*Data excerpt*:

/---

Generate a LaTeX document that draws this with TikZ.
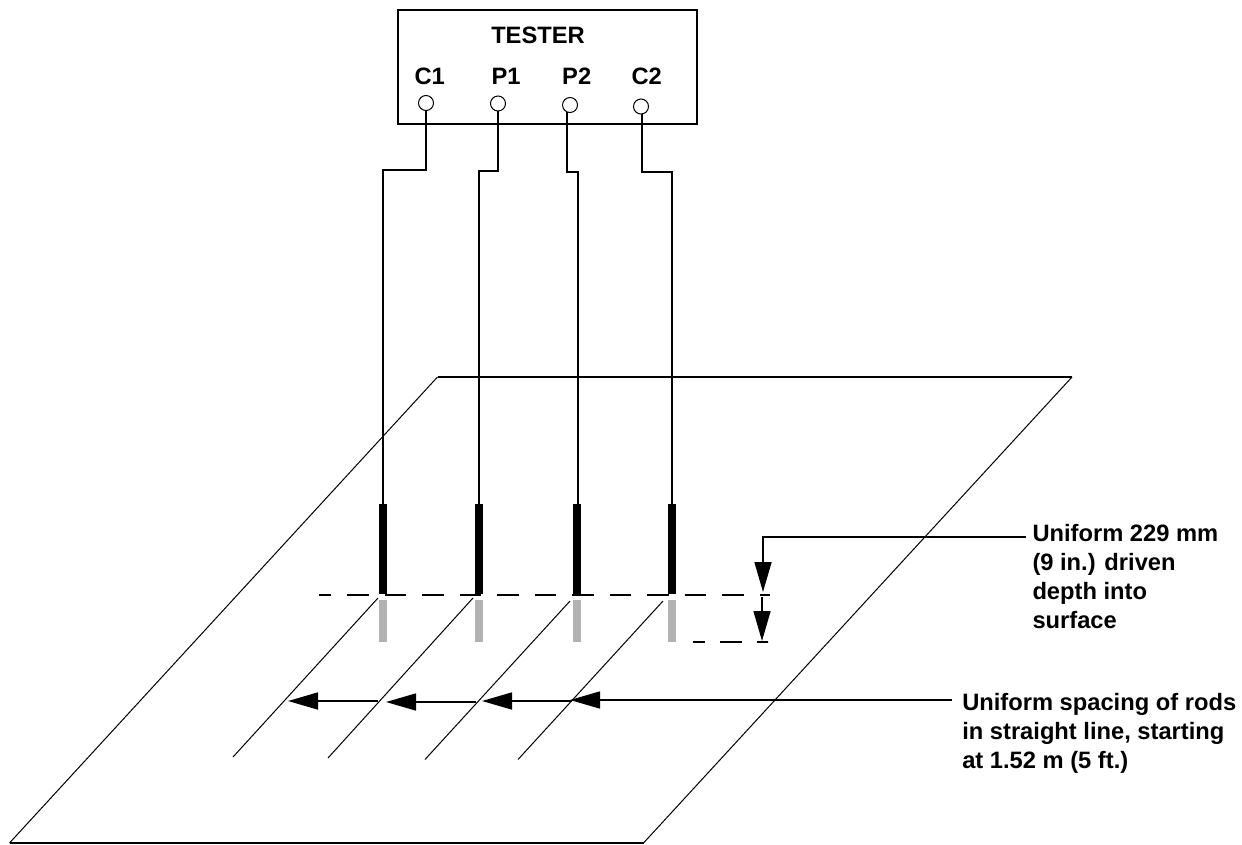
\documentclass[tikz,border=0pt]{standalone}
\usepackage{fontspec}
\setmainfont{Liberation Sans}
\usetikzlibrary{arrows.meta}
\tikzset{
  x=1pt,y=-1pt,
  every node/.style={inner sep=0pt,outer sep=0pt},
  wire/.style={draw=black,line width=1.6pt},
  thin line/.style={draw=black,line width=1pt},
  edge line/.style={draw=black,line width=2pt},
  term/.style={circle,draw=black,line width=1pt,minimum size=15pt,fill=white},
  rod/.style={fill=black,minimum width=8pt,minimum height=90pt},
  ghost/.style={fill=black!30,minimum width=8pt,minimum height=42pt},
  lbl/.style={font=\bfseries\fontsize{23.7}{29}\selectfont},
  note/.style={lbl,align=left,anchor=north west},
  ground/.style={draw=black,line width=1.6pt,dash pattern=on 21.5pt off 16pt,dash phase=9.5pt},
  dim/.style={draw=black,line width=1.6pt,-{Triangle[length=30pt,width=17pt]}},
}
\begin{document}
\begin{tikzpicture}
\useasboundingbox (0,0) rectangle (1242,844);
% ground plane
\coordinate (pa) at (437.5,377);
\coordinate (pb) at (1072,377);
\coordinate (pc) at (643.5,843);
\coordinate (pd) at (9.5,843);
\draw[thin line] (pd) -- (pa);
\draw[edge line] (pa) -- (pb);
\draw[thin line] (pb) -- (pc);
\draw[edge line] (pc) -- (pd);
% tester
\node[draw=black,line width=1.7pt,minimum width=299pt,minimum height=114pt] (tester) at (547.5,67) {};
\node[lbl] (tname) at (538,35.7) {TESTER};
\node[lbl] (lc1) at (429.7,76.7) {C1};
\node[lbl] (lp1) at (506,76.7) {P1};
\node[lbl] (lp2) at (576.7,76.7) {P2};
\node[lbl] (lc2) at (646.7,76.7) {C2};
\node[term] (c1) at (426,103) {};
\node[term] (p1) at (498,103.5) {};
\node[term] (p2) at (570,105) {};
\node[term] (c2) at (641,106.5) {};
% rods
\node[rod] (r1) at (383,549) {};
\node[rod] (r2) at (479,549) {};
\node[rod] (r3) at (577,549) {};
\node[rod] (r4) at (672,549) {};
\node[ghost] (g1) at (383,621) {};
\node[ghost] (g2) at (479,621) {};
\node[ghost] (g3) at (577,621) {};
\node[ghost] (g4) at (672,621) {};
% wires
\draw[wire] (c1.south) -- (426,170) -- (383,170) -- (r1.north);
\draw[wire] (p1.south) -- (498,171) -- (479,171) -- (r2.north);
\draw[wire] (567,112) -- (567,172) -- (578,172) -- (578,504);
\draw[wire] (642,114) -- (642,172) -- (672,172) -- (r4.north);
% ground dashes
\coordinate (da) at (319,595);
\coordinate (db) at (770,595);
\draw[ground] (da) -- (db);
\coordinate (dc) at (693,642);
\coordinate (dd) at (768,642);
\draw[draw=black,line width=1.6pt,dash pattern=on 12pt off 15pt on 22pt off 15pt on 11pt off 0pt] (dc) -- (dd);
% rod spacing lines
\draw[thin line] (378,598) -- (233,757);
\draw[thin line] (473,598) -- (328,758);
\draw[thin line] (570,601) -- (425,759.5);
\draw[thin line] (663,601) -- (518,759.5);
% depth callout
\node[note] (depth) at (1032.5,524) {Uniform 229 mm\\(9 in.) driven\\depth into\\surface};
\coordinate (d0) at (1025.7,537);
\draw[dim] (d0) -- (763,537) -- (763,592);
\draw[dim] (762,597) -- (762,641);
% spacing callout
\node[note] (spacing) at (962.3,693) {Uniform spacing of rods\\in straight line, starting\\at 1.52 m (5 ft.)};
\coordinate (s0) at (952,700);
\draw[dim] (s0) -- (570,700);
\draw[dim] (572,701) -- (482,701);
\draw[dim] (476,702) -- (386,702);
\draw[dim] (378,701) -- (288,701);
\end{tikzpicture}
\end{document}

\---

*What you need to do*:
Omit the pictures and give the material again, exactly and in full.

*Expected answer*:
Generate a LaTeX document that draws this with TikZ.
\documentclass[tikz,border=0pt]{standalone}
\usepackage{fontspec}
\setmainfont{Liberation Sans}
\usetikzlibrary{arrows.meta}
\tikzset{
  x=1pt,y=-1pt,
  every node/.style={inner sep=0pt,outer sep=0pt},
  wire/.style={draw=black,line width=1.6pt},
  thin line/.style={draw=black,line width=1pt},
  edge line/.style={draw=black,line width=2pt},
  term/.style={circle,draw=black,line width=1pt,minimum size=15pt,fill=white},
  rod/.style={fill=black,minimum width=8pt,minimum height=90pt},
  ghost/.style={fill=black!30,minimum width=8pt,minimum height=42pt},
  lbl/.style={font=\bfseries\fontsize{23.7}{29}\selectfont},
  note/.style={lbl,align=left,anchor=north west},
  ground/.style={draw=black,line width=1.6pt,dash pattern=on 21.5pt off 16pt,dash phase=9.5pt},
  dim/.style={draw=black,line width=1.6pt,-{Triangle[length=30pt,width=17pt]}},
}
\begin{document}
\begin{tikzpicture}
\useasboundingbox (0,0) rectangle (1242,844);
% ground plane
\coordinate (pa) at (437.5,377);
\coordinate (pb) at (1072,377);
\coordinate (pc) at (643.5,843);
\coordinate (pd) at (9.5,843);
\draw[thin line] (pd) -- (pa);
\draw[edge line] (pa) -- (pb);
\draw[thin line] (pb) -- (pc);
\draw[edge line] (pc) -- (pd);
% tester
\node[draw=black,line width=1.7pt,minimum width=299pt,minimum height=114pt] (tester) at (547.5,67) {};
\node[lbl] (tname) at (538,35.7) {TESTER};
\node[lbl] (lc1) at (429.7,76.7) {C1};
\node[lbl] (lp1) at (506,76.7) {P1};
\node[lbl] (lp2) at (576.7,76.7) {P2};
\node[lbl] (lc2) at (646.7,76.7) {C2};
\node[term] (c1) at (426,103) {};
\node[term] (p1) at (498,103.5) {};
\node[term] (p2) at (570,105) {};
\node[term] (c2) at (641,106.5) {};
% rods
\node[rod] (r1) at (383,549) {};
\node[rod] (r2) at (479,549) {};
\node[rod] (r3) at (577,549) {};
\node[rod] (r4) at (672,549) {};
\node[ghost] (g1) at (383,621) {};
\node[ghost] (g2) at (479,621) {};
\node[ghost] (g3) at (577,621) {};
\node[ghost] (g4) at (672,621) {};
% wires
\draw[wire] (c1.south) -- (426,170) -- (383,170) -- (r1.north);
\draw[wire] (p1.south) -- (498,171) -- (479,171) -- (r2.north);
\draw[wire] (567,112) -- (567,172) -- (578,172) -- (578,504);
\draw[wire] (642,114) -- (642,172) -- (672,172) -- (r4.north);
% ground dashes
\coordinate (da) at (319,595);
\coordinate (db) at (770,595);
\draw[ground] (da) -- (db);
\coordinate (dc) at (693,642);
\coordinate (dd) at (768,642);
\draw[draw=black,line width=1.6pt,dash pattern=on 12pt off 15pt on 22pt off 15pt on 11pt off 0pt] (dc) -- (dd);
% rod spacing lines
\draw[thin line] (378,598) -- (233,757);
\draw[thin line] (473,598) -- (328,758);
\draw[thin line] (570,601) -- (425,759.5);
\draw[thin line] (663,601) -- (518,759.5);
% depth callout
\node[note] (depth) at (1032.5,524) {Uniform 229 mm\\(9 in.) driven\\depth into\\surface};
\coordinate (d0) at (1025.7,537);
\draw[dim] (d0) -- (763,537) -- (763,592);
\draw[dim] (762,597) -- (762,641);
% spacing callout
\node[note] (spacing) at (962.3,693) {Uniform spacing of rods\\in straight line, starting\\at 1.52 m (5 ft.)};
\coordinate (s0) at (952,700);
\draw[dim] (s0) -- (570,700);
\draw[dim] (572,701) -- (482,701);
\draw[dim] (476,702) -- (386,702);
\draw[dim] (378,701) -- (288,701);
\end{tikzpicture}
\end{document}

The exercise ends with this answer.